Pero el puritanismo es curioso: andando el tiempo, Lewinsky diría que sus relaciones con el expresidente Clinton solo se habían limitado al sexo oral — eso que en inglés se conoce como blow job —, declaración en el fondo no muy distinta a la del propio Clinton sobre sus vínculos con la marihuana en Londres. La había probado solo una o dos veces, no inhalado, y nunca había pasado de nuevo por ese Camino de Damasco. “Ser presidente”, dijo una vez él mismo, “es como dirigir un cementerio: tienes a un montón de gente debajo, pero nadie te escucha”.
Para ese entonces se estaban operando un conjunto cambios en los dominios de los hermanos Fanjul. El primero, coexistir/lidiar con las provisiones de la Enviromental Protection Agency (EPA), creada por el Gobierno Federal con el objetivo de proteger la salud humana y el medio ambiente. Aquella llamada de Alfi “Fanuli” se relacionaba con un “impuesto de un centavo” al azúcar para financiar un programa de limpieza de los Everglades, declarados en 1993 — y por primera vez — Patrimonio de la Humanidad, pero en peligro. La idea la había anunciado el vicepresidente Al Gore durante una visita al Parque Nacional de los Everglades. El mensaje era simple: que paguen por la limpieza los mismos que contaminaron.

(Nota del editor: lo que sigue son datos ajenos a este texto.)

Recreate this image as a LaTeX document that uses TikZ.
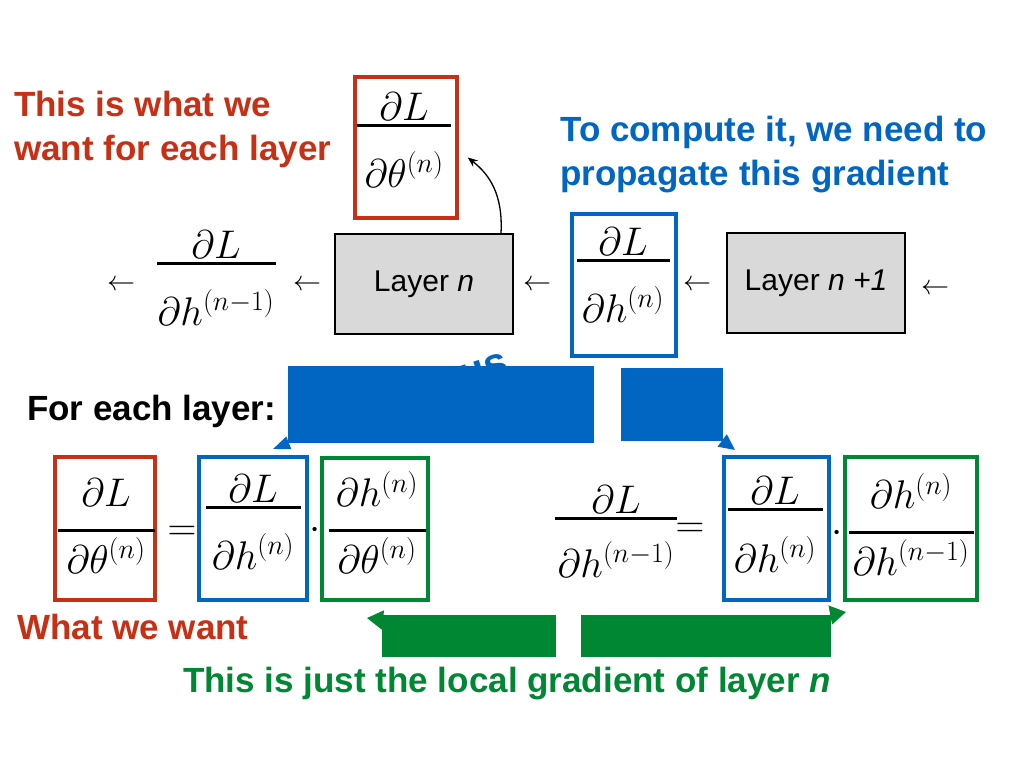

Si a estas alturas hubiera alguna duda sobre el significado de la palabra “poder”, bastaría acudir a esos 20 minutos telefónicos entre el presidente y el cubano, como lo hizo el periodista Steven Pearlstein del Washington Post: “El programa de restauración sobrevivió; el impuesto al azúcar, no”. El agribusiness del sur de la Florida había sido erigido sobre un área de unos 700.000 acres al sur del Lago Okeechobee; el 27 % de los Everglades había sido disecado para que la producción y el mercado pudieran hacer obra y camino, dato muy presente en la memoria de ecologistas de distinto signo y talaje.
Antes eran — dice uno de ellos —, “un solo río de hierba de seis mil años de edad que se extendía por 160 kilómetros desde el lago Okeechobee hasta la Bahía de la Florida”. En ese momento ya los hermanos Fanjul poseían alrededor del 12 % de toda la tierra del condado Palm Beach, áreas que los ingenieros fueron arrebatando sucesivamente a los humedales. Y habían sido polucionados con fertilizantes nitrogenados y fosforados, y con los desechos de su próspera y subsidiada industria, junto a ciertos actores corporativos metidos hasta el tuétano en la producción de azúcar y otros renglones agrícolas.
Uno era competidor y a la vez aliado de cabildeos dentro y fuera del Congreso: la U.S. Sugar Corporation, que tiene allí el mayor central del mundo y suministraba entonces alrededor de 42.000 toneladas anuales al mercado interno, es decir, el 10 % de todo el dulce que consumen los estadounidenses cada 12 meses.
El segundo apostaba por las nuevas tecnologías. En los años 90 los hermanos Fanjul mecanizaron el corte de caña: a partir de entonces, no habría más macheteros. Además de no cortar tanto y tan bien como las maquinarias, los macheteros generaban problemas y prensa promiscua. Era un negocio redondo. Más productividad y menos dinero por la fuerza de trabajo.
También incursionaron en métodos agrícolas más limpios y en energía alternativa. En 1994 instalaron una planta de biomasa en Okeelanta: 140 megawatts de electricidad. De aquí se nutría el central para funcionar. Y se trataba, en efecto, de energía limpia y renovable. “Creo que no hemos sido los únicos que hemos cambiado”, le dijo Pepe Fanjul al New York Times. “La conciencia medioambiental en cada país ha cambiado y se ha desarrollado, no solo en los Estados Unidos. Todos cambiamos en la medida en que pasa el tiempo”.
Aquella llamada a Clinton demostró, sin embargo, el eterno problema entre los negocios corporativos y el medio ambiente. El impuesto de Al Gore costaría millones de dólares a los plantadores de la Florida. Así se lo dijo “Fanuli” al presidente.
Eso del ecosistema en peligro y el río de hierba de 6 mil años estaba muy bien, pero no había que exagerar.